My point was also a bit different. the strip of plywood on top of the tunnel in my '69 is only 4" wide (same width as the tunnel). Hence, if I get too wide, I don't have anything to bite into. I guess I could always do the hockey puck of epoxy trick, but it is not my favorite for high stress areas, like under the deck.

BW

boarderbrain posted 07-10-2006 03:46 PM ET (US)     Profile for boarderbrain  Send Email to boarderbrain     
Does anyone one how east the swisl-eze removes. Also, after you pull the pylon and supports(if you can) are the mounts fairly flush or do you have brackets sticking out of the floor.

Thanks

Martman posted 07-11-2006 11:17 PM ET (US)     Profile for Martman  Send Email to Martman     
Chesapeake,
Tom is correct. The Swivel-Eze is a very nice product. I installed one on my 1963 Nausett several years ago. Right after I installed it, I took the boat out for a sunset run by myself (very rare occurance in those days) and ran upon a 19' Grady broken down. I tied a bow line from the Grady to the ski pole (I know, not the perfect idea, but a good test at the time). I towed the Grady from my area to the boat ramp (approximately 3.5 miles) at a fairly good clip and didn't have a problem at all.

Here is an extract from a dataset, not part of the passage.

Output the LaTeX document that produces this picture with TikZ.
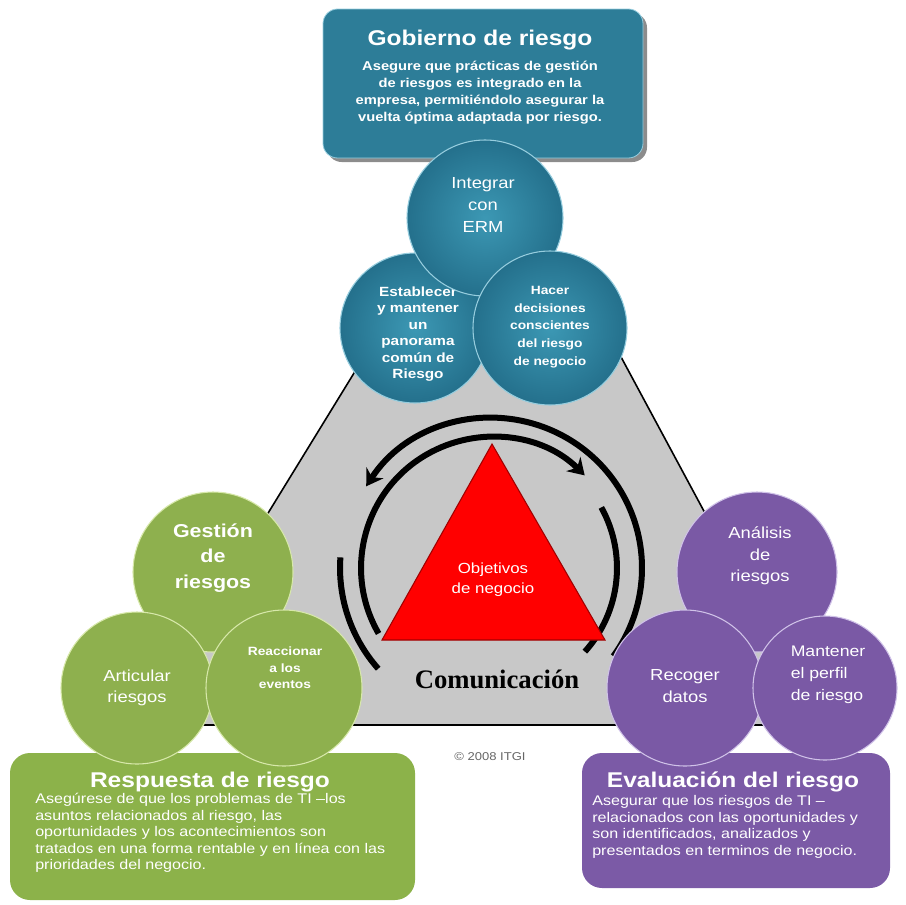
\documentclass[tikz,border=0pt]{standalone}
\usepackage{fontspec}
\setmainfont{Liberation Sans}[FakeStretch=1.15]
\newfontfamily\commfont{Liberation Serif}
\usetikzlibrary{arrows.meta}

\definecolor{cTealBox}{RGB}{45,125,152}
\definecolor{cTealIn}{RGB}{60,152,180}
\definecolor{cTealOut}{RGB}{36,112,140}
\definecolor{cTealRim}{RGB}{150,205,222}
\definecolor{cGreen}{RGB}{142,176,78}
\definecolor{cGreenRim}{RGB}{215,232,170}
\definecolor{cGreenBox}{RGB}{140,178,74}
\definecolor{cPurple}{RGB}{122,89,165}
\definecolor{cPurpleRim}{RGB}{208,194,232}
\definecolor{cPurpleBox}{RGB}{123,90,166}
\definecolor{cGray}{RGB}{200,200,200}
\definecolor{cRed}{RGB}{255,0,0}
\definecolor{cRedEdge}{RGB}{160,0,0}

\begin{document}
\begin{tikzpicture}[x=0.75pt,y=0.75pt,yscale=-1,xscale=1,
  ball/.style={circle, inner sep=0pt, line width=0.8pt},
  tealball/.style={ball, draw=cTealRim, inner color=cTealIn, outer color=cTealOut},
  greenball/.style={ball, draw=cGreenRim, fill=cGreen},
  purpleball/.style={ball, draw=cPurpleRim, fill=cPurple},
  balltext/.style={text=white, align=center, inner sep=0pt},
  boxtitle/.style={text=white, inner sep=0pt, font=\bfseries\fontsize{16}{19}\selectfont},
  boxbody/.style={text=white, align=left, inner sep=0pt, font=\fontsize{10.5}{12.4}\selectfont},
  cycarrow/.style={line width=4.5pt, draw=black},
  cyctip/.style={-{Stealth[length=12pt,width=15pt]}},
]
\useasboundingbox (0,0) rectangle (906,904);

%Shape: Gray base
\draw [draw=black, line width=1.2pt, fill=cGray] (405,290) -- (585,290) -- (819,725) -- (138,725) -- cycle ;

%Shape: Cycle arcs
\draw [cycarrow, {Stealth[length=12pt,width=15pt]}-] (366.2,486.3) arc[start angle=213, end angle=396, radius=150] ;
\draw [cycarrow, cyctip] (378.6,633.5) arc[start angle=150, end angle=315, radius=131] ;
\draw [cycarrow] (601.3,507.4) arc[start angle=331, end angle=402, radius=125] ;
\draw [cycarrow] (378.2,668.7) arc[start angle=138.5, end angle=184, radius=152] ;

%Shape: Triangle
\draw [draw=cRedEdge, line width=0.8pt, fill=cRed] (492,444) -- (605,640) -- (382,640) -- cycle ;

% Text Node
\node [text=white, align=center, font=\fontsize{11}{15}\selectfont] (objetivos) at (493,580) {Objetivos\\de negocio};
% Text Node
\node [font=\commfont\bfseries\fontsize{20}{24}\selectfont, anchor=base] (comunicacion) at (497,688) {Comunicación};

%Shape: Top box
\fill [black, opacity=0.45, rounded corners=11pt] (327,13) rectangle (647,162) ;
\node [fill=cTealBox, draw=cTealRim, line width=0.6pt, rounded corners=11pt, minimum width=240pt, minimum height=111.75pt, inner sep=0pt] (gobiernobox) at (483,83.5) {};
% Text Node
\node [boxtitle] (gobierno) at (480,40) {Gobierno de riesgo};
% Text Node
\node [text=white, align=center, inner sep=0pt, font=\bfseries\fontsize{9.6}{12.75}\selectfont] (gobiernotxt) at (480,93) {Asegure que prácticas de gestión\\de riesgos es integrado en la\\empresa, permitiéndolo asegurar la\\vuelta óptima adaptada por riesgo.};

%Shape: Teal circles
\node [tealball, minimum size=112.5pt] (establecerball) at (415,328) {};
\node [balltext, font=\bfseries\fontsize{10}{12.3}\selectfont] (establecer) at (418,334) {Establecer\\y mantener\\un\\panorama\\común de\\Riesgo};
\node [tealball, minimum size=117pt] (integrarball) at (485,218) {};
\node [balltext, font=\fontsize{12}{16.5}\selectfont] (integrar) at (483,205) {Integrar\\con\\ERM};
\node [tealball, minimum size=115.5pt] (hacerball) at (550,328) {};
\node [balltext, font=\bfseries\fontsize{9}{13.3}\selectfont] (hacer) at (550,327) {Hacer\\decisiones\\conscientes\\del riesgo\\de negocio};

%Shape: Bottom boxes
\node [fill=cGreenBox, rounded corners=15pt, minimum width=303.75pt, minimum height=110.25pt, inner sep=0pt] (respuestabox) at (212.5,826.5) {};
\node [fill=cPurpleBox, rounded corners=15pt, minimum width=231pt, minimum height=101.25pt, inner sep=0pt] (evaluacionbox) at (736,820.5) {};

%Shape: Green circles
\node [greenball, minimum size=120pt] (gestionball) at (213,572) {};
\node [balltext, font=\bfseries\fontsize{14}{19}\selectfont] (gestion) at (213,558) {Gestión\\de\\riesgos};
\node [greenball, minimum size=114pt] (articularball) at (137,688) {};
\node [balltext, font=\fontsize{12}{16}\selectfont] (articular) at (137,688) {Articular\\riesgos};
\node [greenball, minimum size=117pt] (reaccionarball) at (284,688) {};
\node [balltext, font=\bfseries\fontsize{9}{12.4}\selectfont] (reaccionar) at (285,668) {Reaccionar\\a los\\eventos};

%Shape: Purple circles
\node [purpleball, minimum size=120pt] (analisisball) at (757,572) {};
\node [balltext, font=\fontsize{12}{16}\selectfont] (analisis) at (760,556) {Análisis\\de\\riesgos};
\node [purpleball, minimum size=117pt] (recogerball) at (685,688) {};
\node [balltext, font=\fontsize{12}{17}\selectfont] (recoger) at (685,686) {Recoger\\datos};
\node [purpleball, minimum size=108pt] (mantenerball) at (825,688) {};
\node [balltext, align=left, font=\fontsize{11.5}{16.5}\selectfont] (mantener) at (828,675) {Mantener\\el perfil\\de riesgo};

% Text Node
\node [boxtitle] (respuesta) at (210,782) {Respuesta de riesgo};
% Text Node
\node [boxbody, anchor=west] (respuestatxt) at (35,833) {Asegúrese de que los problemas de TI –los\\asuntos relacionados al riesgo, las\\oportunidades y los acontecimientos son\\tratados en una forma rentable y en línea con las\\prioridades del negocio.};
% Text Node
\node [boxtitle] (evaluacion) at (733,782) {Evaluación del riesgo};
% Text Node
\node [boxbody, anchor=west] (evaluaciontxt) at (592,827) {Asegurar que los riesgos de TI –\\relacionados con las oportunidades y\\son identificados, analizados y\\presentados en terminos de negocio.};
% Text Node
\node [text=black!60, font=\fontsize{8.5}{10}\selectfont] (copyright) at (490,757) {© 2008 ITGI};

\end{tikzpicture}
\end{document}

We then wake boarded and tubed behind it for 2 years with no issues at all. Like Tom said, when installing the base, I rotated it to miss the most center portion of the boat in order to not penetrate the rigging tube. I pulled some hefty skiers and wake boarders with this pylon and had no issues with the boat. I uninstalled for the restoration last year and haven't reinstalled yet, but as soon as the kids are old enough and express interest in skiing/wakeboarding, the pylon will be installed again. I was very impressed with the quality as well as the "Eze" of removing the pylon when extra room was needed.
whalernut posted 07-12-2006 08:26 PM ET (US)     Profile for whalernut  Send Email to whalernut     
Could you maybe screw one into the well saround on the outside(towards the driver) of it? Any wood in there, lots of area to mount to? I have seen some ski poles that mount that way on the back on transoms. Jack.